Your verbosity is very endearing, George. I always have a big grin when reading your thoughtful messages. Thank you for the words of encouragement!
Nick, this was a great read. Have you considered running classes—in anything from wooden step- or pump-making to digging post-holes to wrangling sheep—on the farm? I know that as an aspiring escapee from the Big Smoke I would happily shell out some money to be a helping hand for you guys and learn something in the process.
Hi Harry, thanks for the kind words. We’ve definitely thought about running classes of some kind in the future, but for now we’re still newbies in most areas. It’s only now, after five years or so, that we’re starting to see the success of our labours, such as a productive orchard and established bush strips and shelter belts.
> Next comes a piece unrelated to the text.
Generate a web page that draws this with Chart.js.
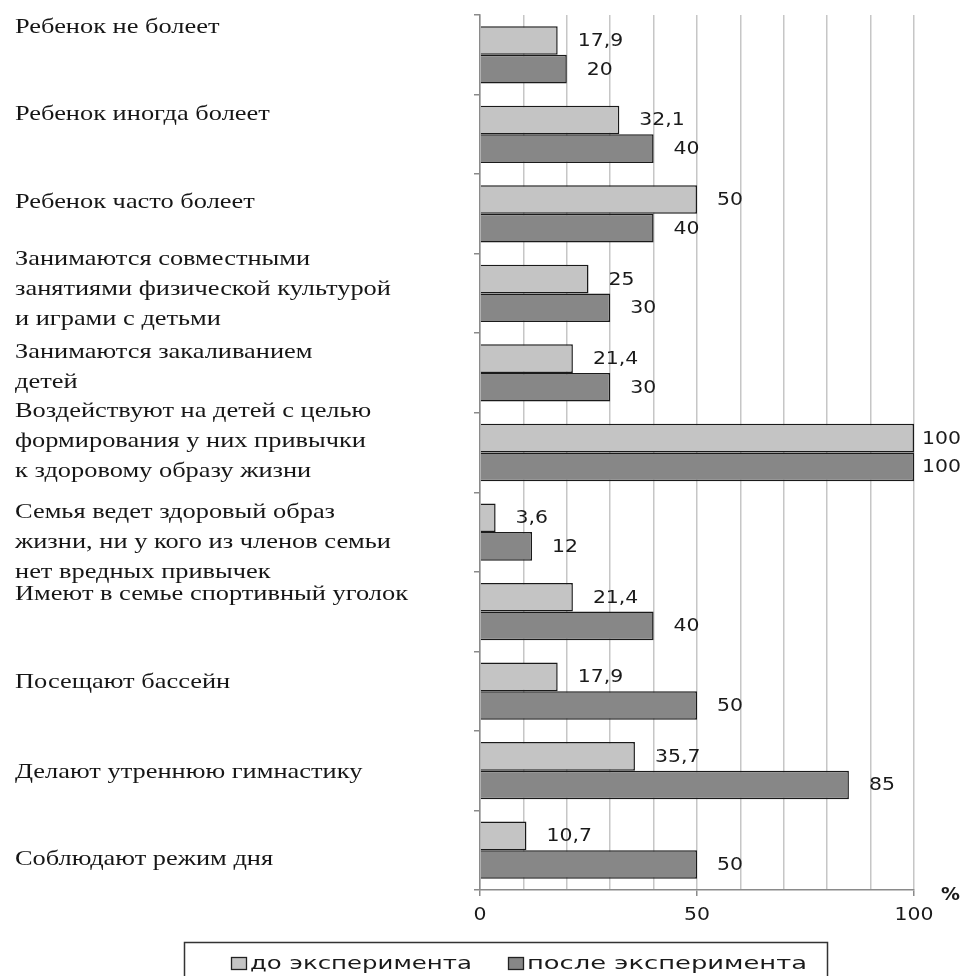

Not to mention the waterwheel, which has been an ongoing experiment for the past two years and has only now reached it’s final phase (post coming soon). Awesome to hear that you think we have something worth sharing, and of course we’re very keen to help as many city slickers – as we once were – make new lives in the countryside. Stay tuned!
I most certainly will stay tuned. I’ve been watching your blog closely! Have you read Wendell Berry, at all? I would highly recommend him (the last ten short essays in “What are people for?” is a good kick-off point) for an intelligent, thoughtful, rural-and-self-sustainability-oriented perspective on the world that I think gels nicely with posts like the one above.